Abstract: Transparent electronics is today one of the most advanced topics for a wide range of device applications. The key components are wide bandgap semiconductors, where oxides of different origins play an important role, not only as passive component but also as active component, similar to what is observed in conventional semiconductors like silicon. Transparent electronics has gained special attention during the last few years and is today established as one of the most promising technologies for leading the next generation of flat panel display due to its excellent electronic performance. In this paper the recent progress in n- and p-type oxide based thin-film transistors (TFT) is reviewed, with special emphasis on solution-processed and p-type, and the major milestones already achieved with this emerging and very promising technology are summarizeed. After a short introduction where the main advantages of these semiconductors are presented, as well as the industry expectations, the beautiful history of TFTs is revisited, including the main landmarks in the last 80 years, finishing by referring to some papers that have played an important role in shaping transparent electronics.
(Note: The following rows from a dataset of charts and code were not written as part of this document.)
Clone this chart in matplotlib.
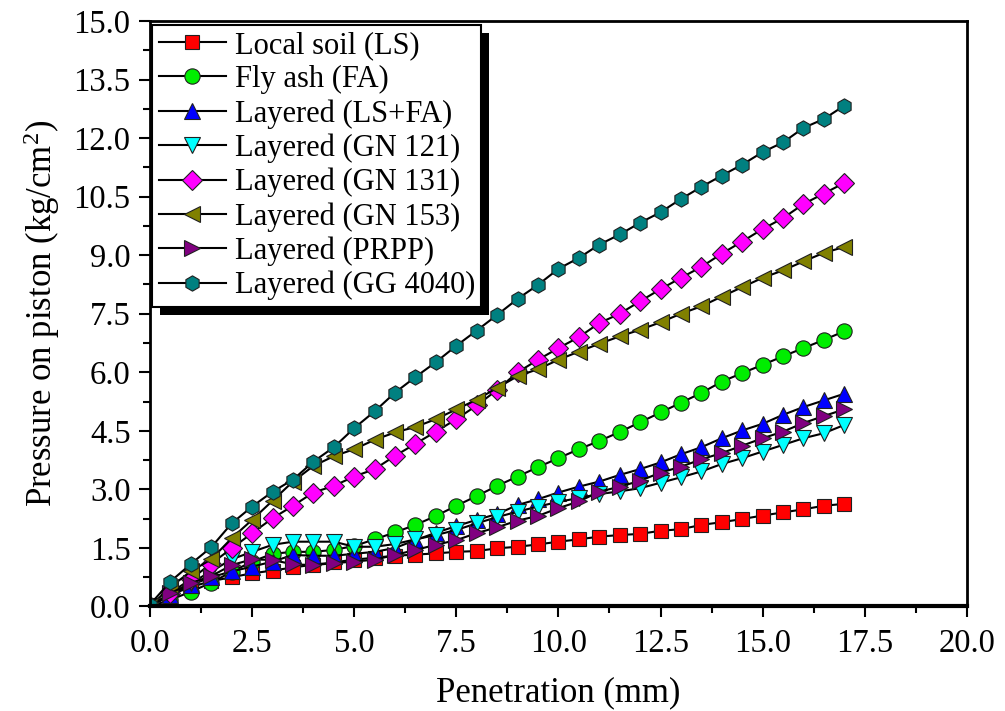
#!/usr/bin/env python3

import matplotlib
matplotlib.use('Agg')
import matplotlib.pyplot as plt
import numpy as np
from matplotlib.patches import Rectangle

plt.rcParams['font.family'] = ['Liberation Serif', 'DejaVu Serif']
plt.rcParams['mathtext.default'] = 'regular'

# penetration (mm), 0 to 17 in 0.5 mm steps
penetration = np.arange(0, 17.5, 0.5)

local_soil = [0, 0.30, 0.50, 0.65, 0.75, 0.85, 0.92, 1.00, 1.07, 1.13, 1.20, 1.25, 1.30, 1.33, 1.36,
              1.40, 1.42, 1.49, 1.53, 1.59, 1.66, 1.72, 1.79, 1.83, 1.86, 1.94, 1.98, 2.09, 2.16,
              2.24, 2.33, 2.41, 2.49, 2.58, 2.63]
fly_ash = [0, 0.17, 0.38, 0.61, 0.89, 1.15, 1.35, 1.40, 1.40, 1.45, 1.55, 1.72, 1.90, 2.09, 2.32,
           2.58, 2.83, 3.09, 3.33, 3.57, 3.80, 4.03, 4.24, 4.47, 4.72, 4.97, 5.22, 5.47, 5.76,
           5.98, 6.19, 6.41, 6.62, 6.83, 7.05]
ls_fa = [0, 0.30, 0.55, 0.75, 0.90, 1.02, 1.15, 1.32, 1.30, 1.30, 1.35, 1.40, 1.50, 1.70, 1.89,
         2.06, 2.22, 2.37, 2.60, 2.75, 2.92, 3.07, 3.20, 3.37, 3.52, 3.69, 3.90, 4.08, 4.31,
         4.51, 4.68, 4.91, 5.11, 5.28, 5.45]
gn121 = [0, 0.30, 0.60, 0.90, 1.21, 1.40, 1.58, 1.66, 1.66, 1.66, 1.53, 1.53, 1.60, 1.72, 1.83,
         1.96, 2.13, 2.29, 2.43, 2.56, 2.68, 2.78, 2.88, 2.95, 3.03, 3.17, 3.31, 3.46, 3.65,
         3.80, 3.97, 4.14, 4.31, 4.44, 4.65]
gn131 = [0, 0.35, 0.70, 1.10, 1.49, 1.88, 2.26, 2.58, 2.92, 3.09, 3.33, 3.52, 3.86, 4.17, 4.48,
         4.80, 5.15, 5.55, 6.00, 6.32, 6.62, 6.90, 7.26, 7.50, 7.82, 8.13, 8.42, 8.70, 9.04,
         9.35, 9.67, 9.95, 10.31, 10.58, 10.85]
gn153 = [0, 0.50, 0.90, 1.21, 1.75, 2.22, 2.71, 3.20, 3.60, 3.85, 4.03, 4.27, 4.46, 4.60, 4.80,
         5.05, 5.30, 5.60, 5.90, 6.08, 6.32, 6.53, 6.73, 6.92, 7.09, 7.28, 7.50, 7.69, 7.94,
         8.18, 8.42, 8.61, 8.84, 9.06, 9.21]
prpp = [0, 0.34, 0.60, 0.78, 1.06, 1.21, 1.19, 1.08, 1.06, 1.11, 1.15, 1.20, 1.32, 1.45, 1.58,
        1.70, 1.88, 2.03, 2.20, 2.32, 2.52, 2.69, 2.94, 3.07, 3.22, 3.43, 3.58, 3.77, 3.93,
        4.12, 4.31, 4.48, 4.70, 4.88, 5.05]
gg4040 = [0.05, 0.64, 1.09, 1.52, 2.13, 2.56, 2.94, 3.25, 3.71, 4.08, 4.57, 5.00, 5.48, 5.88, 6.26,
          6.68, 7.07, 7.47, 7.88, 8.24, 8.65, 8.93, 9.27, 9.53, 9.83, 10.10, 10.44, 10.75, 11.04,
          11.32, 11.64, 11.89, 12.26, 12.49, 12.83]

series = [
    ('Local soil (LS)', local_soil, 's', '#ff0000', 10),
    ('Fly ash (FA)', fly_ash, 'o', '#00ee00', 11),
    ('Layered (LS+FA)', ls_fa, '^', '#0000ff', 12),
    ('Layered (GN 121)', gn121, 'v', '#00ffff', 12),
    ('Layered (GN 131)', gn131, 'D', '#ff00ff', 10),
    ('Layered (GN 153)', gn153, '<', '#808000', 12),
    ('Layered (PRPP)', prpp, '>', '#800080', 12),
    ('Layered (GG 4040)', gg4040, 'h', '#008080', 11),
]

fig = plt.figure(figsize=(10.05, 7.11), dpi=100)
ax = fig.add_axes([0.1493, 0.147, 0.8127, 0.8235])

for label, vals, mk, col, ms in series:
    ax.plot(penetration, vals, '-', color='black', lw=1.5, marker=mk, markersize=ms,
            markerfacecolor=col, markeredgecolor='#202020', markeredgewidth=0.8, label=label)

ax.set_xlim(0, 20)
ax.set_ylim(0, 15)
ax.set_xticks(np.arange(0, 20.1, 2.5))
ax.set_xticks(np.arange(0, 20.1, 1.25), minor=True)
ax.set_yticks(np.arange(0, 15.1, 1.5))
ax.set_yticks(np.arange(0, 15.1, 0.75), minor=True)
ax.xaxis.set_major_formatter(matplotlib.ticker.FormatStrFormatter('%.1f'))
ax.yaxis.set_major_formatter(matplotlib.ticker.FormatStrFormatter('%.1f'))
ax.tick_params(which='major', direction='out', length=8, width=1.5, labelsize=23.5)
ax.tick_params(which='minor', direction='out', length=5, width=1.5)
ax.tick_params(axis='x', pad=8)
ax.tick_params(axis='y', pad=6)
for s in ax.spines.values():
    s.set_linewidth(2)
ax.spines['bottom'].set_linewidth(3)

ax.set_xlabel('Penetration (mm)', fontsize=25, labelpad=12)
ax.set_ylabel('Pressure on piston (kg/cm$^{2}$)', fontsize=25, labelpad=8)

leg = ax.legend(loc='upper left', bbox_to_anchor=(0.003, 0.993), borderaxespad=0, fontsize=22,
                frameon=True, fancybox=False, framealpha=1, edgecolor='black',
                labelspacing=0.16, borderpad=0.2, handletextpad=0.3, handlelength=2.2)
leg.get_frame().set_linewidth(1.5)
leg.set_zorder(10)

# solid black drop shadow behind the legend box
fig.canvas.draw()
bb = leg.get_window_extent().transformed(fig.transFigure.inverted())
dx, dy = 8 / 1005, 8 / 711
ax.add_patch(Rectangle((bb.x0 + dx, bb.y0 - dy), bb.width, bb.height, transform=fig.transFigure,
                       facecolor='black', edgecolor='none', zorder=9, clip_on=False))

plt.savefig('out.png', dpi=100)
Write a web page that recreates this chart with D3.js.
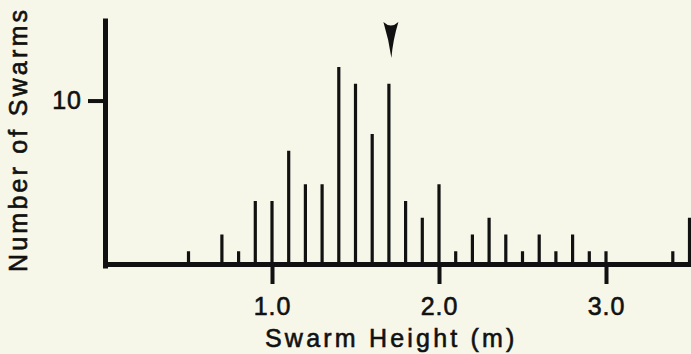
<!DOCTYPE html>
<meta charset="utf-8">
<style>
    body { margin: 0; background: #f6f6e9; }
    svg { display: block; }
    text { font-family: "Liberation Sans", Arial, sans-serif; fill: #111; stroke: #111; stroke-width: 0.6px; }
</style>

<script src="https://d3js.org/d3.v7.min.js"></script>

<svg id="chart" width="691" height="354"></svg>
<script>

// swarm height classes (m) and number of swarms in each
var heights = [0.5, 0.6, 0.7, 0.8, 0.9, 1.0, 1.1, 1.2, 1.3, 1.4, 1.5, 1.6, 1.7, 1.8, 1.9, 2.0,
               2.1, 2.2, 2.3, 2.4, 2.5, 2.6, 2.7, 2.8, 2.9, 3.0, 3.1, 3.2, 3.3, 3.4, 3.5];
var counts  = [1, 0, 2, 1, 4, 4, 7, 5, 5, 12, 11, 8, 11, 4, 3, 5,
               1, 2, 3, 2, 1, 2, 1, 2, 1, 1, 0, 0, 0, 1, 3];
var xTicks = [1, 2, 3];
var yTicks = [10];
var markedHeight = 1.7;   // arrow

var svg = d3.select("#chart"),
    ink = "#111",
    baseY = 264;   // drawn baseline (sits a bit above the zero of the count scale)

// scales
var x = d3.scaleLinear()
    .domain([0, 3.6])
    .range([105, 105 + 3.6 * 167]);

var y = d3.scaleLinear()
    .domain([0, 10])
    .range([268, 100.5]);

// bars - thin spikes
svg.append("g")
    .selectAll("line")
    .data(heights.map(function(h, i) { return {h: h, n: counts[i]}; })
        .filter(function(d) { return d.n > 0; }))
    .enter().append("line")
        .attr("x1", function(d) { return x(d.h); })
        .attr("x2", function(d) { return x(d.h); })
        .attr("y1", baseY)
        .attr("y2", function(d) { return y(d.n); })
        .attr("stroke", ink)
        .attr("stroke-width", 3.2);

// x axis
var xAxis = svg.append("g")
    .attr("transform", "translate(0," + baseY + ")")
    .call(d3.axisBottom(x)
        .tickValues(xTicks)
        .tickFormat(d3.format(".1f"))
        .tickSize(20)
        .tickSizeOuter(0)
        .tickPadding(13));

// y axis
var yAxis = svg.append("g")
    .attr("transform", "translate(" + x(0) + ",0)")
    .call(d3.axisLeft(y.copy().domain([0, 14.93]).range([268, 18]))
        .tickValues(yTicks)
        .tickSize(17)
        .tickSizeOuter(0)
        .tickPadding(6));

svg.selectAll(".domain")
    .attr("stroke", ink)
    .attr("stroke-width", 5);
svg.selectAll(".tick line")
    .attr("stroke", ink)
    .attr("stroke-width", 4);
svg.selectAll(".tick text")
    .attr("fill", ink)
    .attr("stroke", ink)
    .attr("stroke-width", 0.6)
    .style("font-family", "'Liberation Sans', Arial, sans-serif")
    .style("font-size", "25px")
    .style("letter-spacing", "1px");

// axis titles
svg.append("text")
    .attr("x", 265)
    .attr("y", 347)
    .style("font-size", "25px")
    .style("letter-spacing", "3.2px")
    .text("Swarm Height (m)");

svg.append("text")
    .attr("transform", "translate(27,272) rotate(-90)")
    .style("font-size", "25px")
    .style("letter-spacing", "3.2px")
    .text("Number of Swarms");

// arrowhead marking the mode
var cx = x(markedHeight) + 2;
svg.append("path")
    .attr("d", "M" + (cx - 7.5) + ",22 Q" + cx + ",29 " + (cx + 7.5) + ",22"
             + " Q" + (cx + 2) + ",40 " + (cx + 0.5) + ",58"
             + " Q" + (cx - 2) + ",40 " + (cx - 7.5) + ",22 Z")
    .attr("fill", ink);

</script>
Then, an overview is presented of state of the art n-type TFTs processed by physical vapour deposition methods, and finally one of the most exciting, promising, and low cost but powerful technologies is discussed: solution-processed oxide TFTs. Moreover, a more detailed focus analysis will be given concerning p-type oxide TFTs, mainly centred on two of the most promising semiconductor candidates: copper oxide and tin oxide. The most recent data related to the production of complementary metal oxide semiconductor (CMOS) devices based on n- and p-type oxide TFT is also be presented. The last topic of this review is devoted to some emerging applications, finalizing with the main conclusions. Related work that originated at CENIMAT|I3N during the last six years is included in more detail, which has led to the fabrication of high performance n- and p-type oxide transistors as well as the fabrication of CMOS devices with and on paper.